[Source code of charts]
☆ ☆ ☆ ☆ ☆ ☆ ☆

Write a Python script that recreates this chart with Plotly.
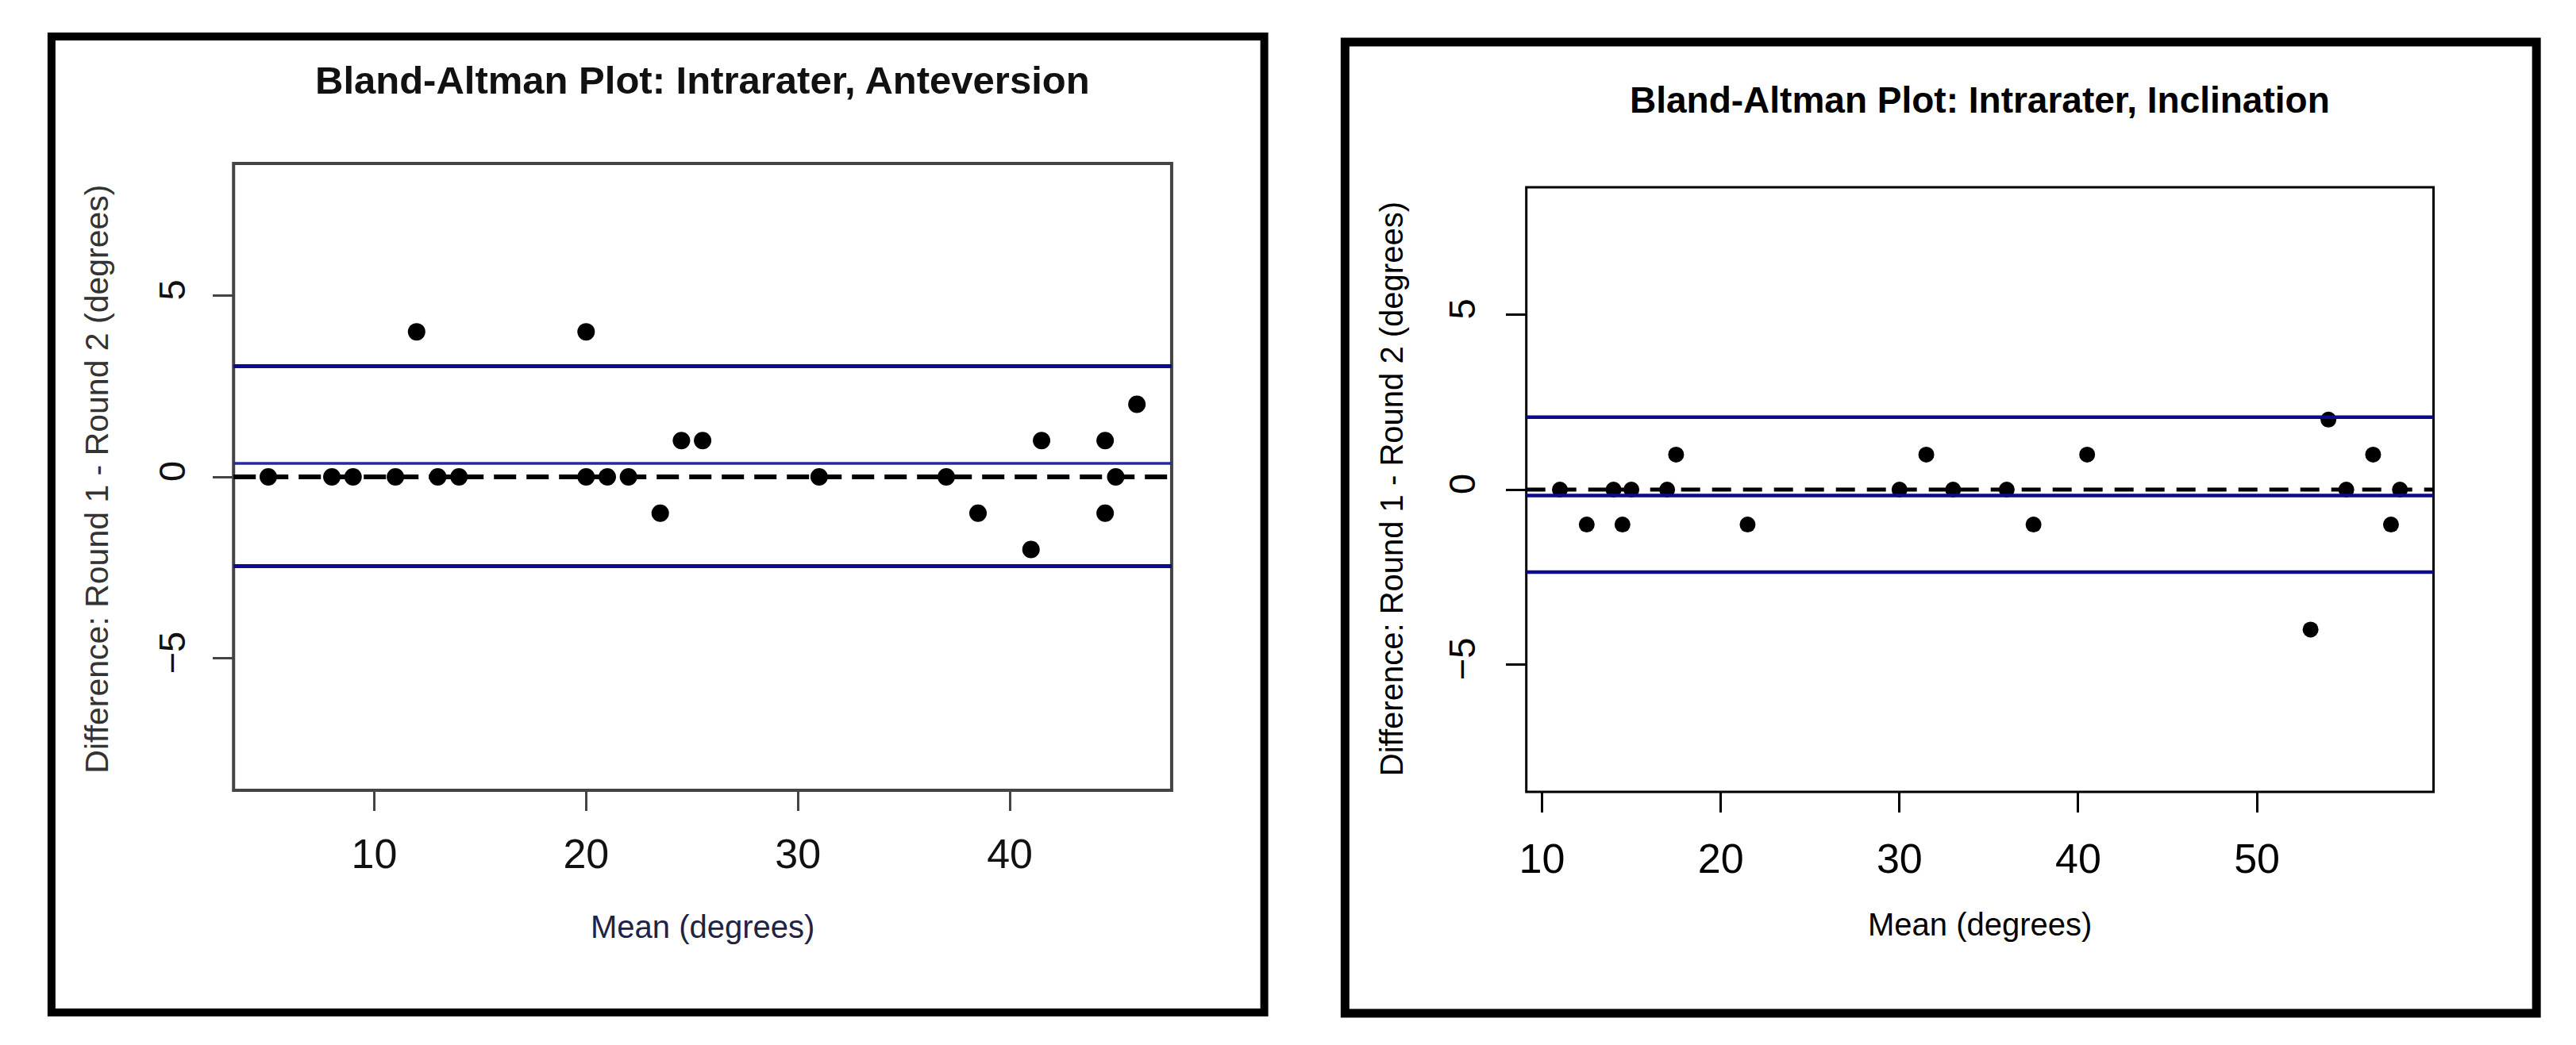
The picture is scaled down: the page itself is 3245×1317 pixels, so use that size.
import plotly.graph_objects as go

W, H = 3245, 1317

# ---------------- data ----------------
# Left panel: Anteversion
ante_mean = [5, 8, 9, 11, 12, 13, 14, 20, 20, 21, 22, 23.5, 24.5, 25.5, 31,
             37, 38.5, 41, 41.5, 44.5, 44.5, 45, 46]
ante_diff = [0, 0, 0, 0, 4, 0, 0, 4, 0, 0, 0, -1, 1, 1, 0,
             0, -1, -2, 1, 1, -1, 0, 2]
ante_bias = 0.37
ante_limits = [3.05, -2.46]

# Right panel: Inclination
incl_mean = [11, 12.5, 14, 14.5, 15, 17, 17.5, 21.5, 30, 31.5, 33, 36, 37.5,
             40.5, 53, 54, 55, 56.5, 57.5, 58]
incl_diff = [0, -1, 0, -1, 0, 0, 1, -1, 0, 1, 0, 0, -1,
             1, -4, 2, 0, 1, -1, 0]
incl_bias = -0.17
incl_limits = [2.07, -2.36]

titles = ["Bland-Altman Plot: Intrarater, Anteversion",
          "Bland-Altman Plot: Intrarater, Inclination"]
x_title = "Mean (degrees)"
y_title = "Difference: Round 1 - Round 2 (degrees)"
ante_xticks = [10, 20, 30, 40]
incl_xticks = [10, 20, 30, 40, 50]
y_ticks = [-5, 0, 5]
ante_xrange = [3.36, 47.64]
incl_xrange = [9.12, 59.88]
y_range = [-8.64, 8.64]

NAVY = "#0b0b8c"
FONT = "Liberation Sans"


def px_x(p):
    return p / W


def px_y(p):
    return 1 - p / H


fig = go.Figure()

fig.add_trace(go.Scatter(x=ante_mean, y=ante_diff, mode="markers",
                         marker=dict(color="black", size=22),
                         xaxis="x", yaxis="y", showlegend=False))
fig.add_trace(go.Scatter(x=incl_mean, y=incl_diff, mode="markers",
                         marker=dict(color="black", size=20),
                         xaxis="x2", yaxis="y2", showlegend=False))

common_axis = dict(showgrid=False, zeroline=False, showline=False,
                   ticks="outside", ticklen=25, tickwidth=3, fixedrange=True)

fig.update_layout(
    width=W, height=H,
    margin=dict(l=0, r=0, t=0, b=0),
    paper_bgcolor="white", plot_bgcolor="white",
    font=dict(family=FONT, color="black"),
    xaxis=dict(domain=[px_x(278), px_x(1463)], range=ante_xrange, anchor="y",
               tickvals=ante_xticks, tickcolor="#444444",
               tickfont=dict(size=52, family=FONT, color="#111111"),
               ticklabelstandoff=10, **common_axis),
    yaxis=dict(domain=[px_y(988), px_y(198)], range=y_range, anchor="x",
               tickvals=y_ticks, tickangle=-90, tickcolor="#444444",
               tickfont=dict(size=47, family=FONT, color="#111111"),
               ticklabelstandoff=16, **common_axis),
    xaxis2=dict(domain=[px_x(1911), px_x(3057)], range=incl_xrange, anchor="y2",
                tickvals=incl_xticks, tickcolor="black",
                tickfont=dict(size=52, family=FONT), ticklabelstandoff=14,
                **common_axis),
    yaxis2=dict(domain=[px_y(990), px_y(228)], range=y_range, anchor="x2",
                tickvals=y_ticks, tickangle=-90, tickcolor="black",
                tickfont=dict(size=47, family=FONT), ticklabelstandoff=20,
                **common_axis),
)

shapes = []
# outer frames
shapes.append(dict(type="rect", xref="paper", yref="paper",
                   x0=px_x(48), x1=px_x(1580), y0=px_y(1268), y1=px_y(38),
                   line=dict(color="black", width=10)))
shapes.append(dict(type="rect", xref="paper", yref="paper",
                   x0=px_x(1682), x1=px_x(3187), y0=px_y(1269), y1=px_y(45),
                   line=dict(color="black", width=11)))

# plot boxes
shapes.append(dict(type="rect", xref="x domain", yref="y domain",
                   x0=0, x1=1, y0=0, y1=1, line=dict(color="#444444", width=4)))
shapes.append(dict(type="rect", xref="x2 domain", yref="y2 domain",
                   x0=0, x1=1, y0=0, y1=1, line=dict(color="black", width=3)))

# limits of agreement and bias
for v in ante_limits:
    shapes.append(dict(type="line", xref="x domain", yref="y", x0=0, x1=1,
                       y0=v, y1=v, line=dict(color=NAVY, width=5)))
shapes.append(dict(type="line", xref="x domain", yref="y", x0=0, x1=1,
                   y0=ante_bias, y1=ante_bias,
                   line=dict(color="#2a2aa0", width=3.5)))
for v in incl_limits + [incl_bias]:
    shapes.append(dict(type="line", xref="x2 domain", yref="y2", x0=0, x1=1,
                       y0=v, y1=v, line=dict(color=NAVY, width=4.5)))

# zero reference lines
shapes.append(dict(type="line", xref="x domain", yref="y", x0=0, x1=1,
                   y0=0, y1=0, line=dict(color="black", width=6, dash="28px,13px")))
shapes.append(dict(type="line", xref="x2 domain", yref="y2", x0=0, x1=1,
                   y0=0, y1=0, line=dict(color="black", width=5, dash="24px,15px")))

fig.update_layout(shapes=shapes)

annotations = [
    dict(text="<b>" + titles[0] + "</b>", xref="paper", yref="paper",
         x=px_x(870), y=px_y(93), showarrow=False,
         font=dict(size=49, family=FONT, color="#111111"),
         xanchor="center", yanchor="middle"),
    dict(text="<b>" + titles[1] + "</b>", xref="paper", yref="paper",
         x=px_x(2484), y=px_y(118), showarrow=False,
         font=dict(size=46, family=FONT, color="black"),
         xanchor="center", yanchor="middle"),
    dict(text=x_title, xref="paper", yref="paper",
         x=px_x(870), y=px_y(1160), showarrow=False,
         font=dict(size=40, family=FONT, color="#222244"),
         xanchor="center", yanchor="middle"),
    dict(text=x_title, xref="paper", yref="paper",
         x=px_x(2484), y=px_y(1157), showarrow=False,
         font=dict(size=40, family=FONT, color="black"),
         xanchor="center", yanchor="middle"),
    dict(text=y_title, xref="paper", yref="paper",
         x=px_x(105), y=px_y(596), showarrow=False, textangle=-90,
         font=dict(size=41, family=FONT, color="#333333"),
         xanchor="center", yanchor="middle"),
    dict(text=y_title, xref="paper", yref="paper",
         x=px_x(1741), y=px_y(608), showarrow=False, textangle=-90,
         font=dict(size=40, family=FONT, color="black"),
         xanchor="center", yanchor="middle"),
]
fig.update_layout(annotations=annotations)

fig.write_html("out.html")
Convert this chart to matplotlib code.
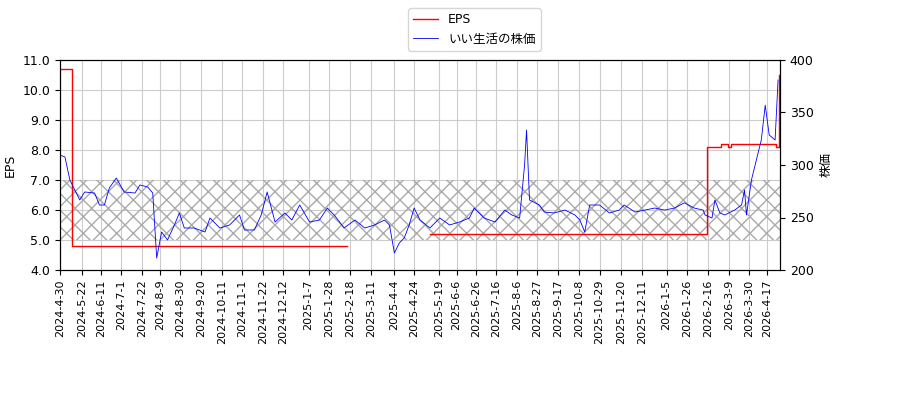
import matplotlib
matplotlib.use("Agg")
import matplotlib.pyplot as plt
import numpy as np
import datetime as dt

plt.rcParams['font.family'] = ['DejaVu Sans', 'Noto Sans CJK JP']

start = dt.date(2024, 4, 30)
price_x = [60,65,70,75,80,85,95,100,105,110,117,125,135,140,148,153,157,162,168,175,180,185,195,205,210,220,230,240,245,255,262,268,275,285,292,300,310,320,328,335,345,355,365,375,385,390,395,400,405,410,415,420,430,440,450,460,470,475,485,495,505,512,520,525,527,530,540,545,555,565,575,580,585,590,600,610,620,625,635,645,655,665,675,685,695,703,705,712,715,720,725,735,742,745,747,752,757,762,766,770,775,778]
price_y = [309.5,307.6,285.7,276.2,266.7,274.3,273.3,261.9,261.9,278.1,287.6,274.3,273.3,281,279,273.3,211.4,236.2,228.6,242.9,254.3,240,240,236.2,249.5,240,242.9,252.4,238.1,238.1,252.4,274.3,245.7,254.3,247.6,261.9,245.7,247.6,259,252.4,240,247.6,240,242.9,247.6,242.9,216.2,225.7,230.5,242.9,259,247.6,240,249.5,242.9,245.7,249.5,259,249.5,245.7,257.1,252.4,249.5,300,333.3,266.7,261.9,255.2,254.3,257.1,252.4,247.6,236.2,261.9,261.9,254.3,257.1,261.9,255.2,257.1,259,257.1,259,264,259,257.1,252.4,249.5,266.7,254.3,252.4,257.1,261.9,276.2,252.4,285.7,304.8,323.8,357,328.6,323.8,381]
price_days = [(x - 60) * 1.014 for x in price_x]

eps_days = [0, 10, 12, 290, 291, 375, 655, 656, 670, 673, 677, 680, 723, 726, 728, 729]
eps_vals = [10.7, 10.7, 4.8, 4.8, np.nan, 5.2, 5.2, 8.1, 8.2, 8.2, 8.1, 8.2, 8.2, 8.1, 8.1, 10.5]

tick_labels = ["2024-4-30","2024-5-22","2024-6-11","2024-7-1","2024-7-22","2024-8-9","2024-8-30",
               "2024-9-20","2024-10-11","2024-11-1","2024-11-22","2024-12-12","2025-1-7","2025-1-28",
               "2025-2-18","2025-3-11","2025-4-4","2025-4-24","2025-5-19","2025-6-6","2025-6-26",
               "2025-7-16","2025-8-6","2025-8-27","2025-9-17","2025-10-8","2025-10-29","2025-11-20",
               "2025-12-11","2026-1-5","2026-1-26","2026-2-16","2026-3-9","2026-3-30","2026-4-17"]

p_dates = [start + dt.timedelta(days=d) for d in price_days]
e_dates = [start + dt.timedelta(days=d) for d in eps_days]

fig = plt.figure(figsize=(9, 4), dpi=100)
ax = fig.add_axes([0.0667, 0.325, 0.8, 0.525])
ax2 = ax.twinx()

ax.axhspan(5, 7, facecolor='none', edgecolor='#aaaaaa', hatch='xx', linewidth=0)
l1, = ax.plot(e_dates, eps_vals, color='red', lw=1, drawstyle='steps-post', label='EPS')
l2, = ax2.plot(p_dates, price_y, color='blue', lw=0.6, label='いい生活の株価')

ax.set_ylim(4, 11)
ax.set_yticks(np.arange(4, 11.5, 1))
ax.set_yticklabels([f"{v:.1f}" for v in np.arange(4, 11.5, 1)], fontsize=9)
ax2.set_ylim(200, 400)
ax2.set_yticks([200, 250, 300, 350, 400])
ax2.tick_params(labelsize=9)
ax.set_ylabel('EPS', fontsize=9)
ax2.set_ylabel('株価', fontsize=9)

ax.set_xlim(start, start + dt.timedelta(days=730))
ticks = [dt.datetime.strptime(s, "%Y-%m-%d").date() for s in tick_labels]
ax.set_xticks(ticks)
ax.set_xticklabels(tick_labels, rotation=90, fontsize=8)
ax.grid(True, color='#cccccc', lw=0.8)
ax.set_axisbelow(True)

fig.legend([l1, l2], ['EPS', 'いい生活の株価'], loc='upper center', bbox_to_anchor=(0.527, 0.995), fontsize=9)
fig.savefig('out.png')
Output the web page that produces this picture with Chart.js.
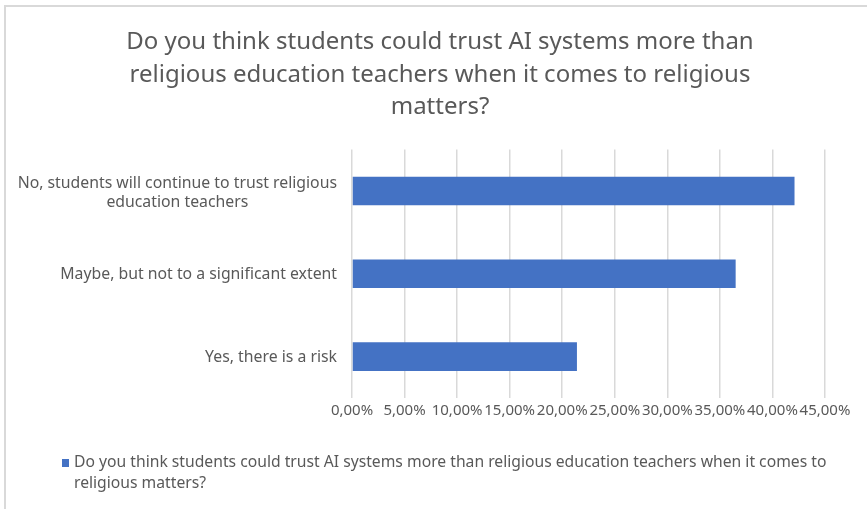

☆ ☆ ☆ ☆ ☆ ☆ ☆

Exercise aim =
In the listing above, find the line with "The picture is" and the line with "return p / W", then print exactly those lines and every line between them.

Output for this task =
The picture is scaled down: the page itself is 3245×1317 pixels, so use that size.
import plotly.graph_objects as go

W, H = 3245, 1317

# ---------------- data ----------------
# Left panel: Anteversion
ante_mean = [5, 8, 9, 11, 12, 13, 14, 20, 20, 21, 22, 23.5, 24.5, 25.5, 31,
             37, 38.5, 41, 41.5, 44.5, 44.5, 45, 46]
ante_diff = [0, 0, 0, 0, 4, 0, 0, 4, 0, 0, 0, -1, 1, 1, 0,
             0, -1, -2, 1, 1, -1, 0, 2]
ante_bias = 0.37
ante_limits = [3.05, -2.46]

# Right panel: Inclination
incl_mean = [11, 12.5, 14, 14.5, 15, 17, 17.5, 21.5, 30, 31.5, 33, 36, 37.5,
             40.5, 53, 54, 55, 56.5, 57.5, 58]
incl_diff = [0, -1, 0, -1, 0, 0, 1, -1, 0, 1, 0, 0, -1,
             1, -4, 2, 0, 1, -1, 0]
incl_bias = -0.17
incl_limits = [2.07, -2.36]

titles = ["Bland-Altman Plot: Intrarater, Anteversion",
          "Bland-Altman Plot: Intrarater, Inclination"]
x_title = "Mean (degrees)"
y_title = "Difference: Round 1 - Round 2 (degrees)"
ante_xticks = [10, 20, 30, 40]
incl_xticks = [10, 20, 30, 40, 50]
y_ticks = [-5, 0, 5]
ante_xrange = [3.36, 47.64]
incl_xrange = [9.12, 59.88]
y_range = [-8.64, 8.64]

NAVY = "#0b0b8c"
FONT = "Liberation Sans"


def px_x(p):
    return p / W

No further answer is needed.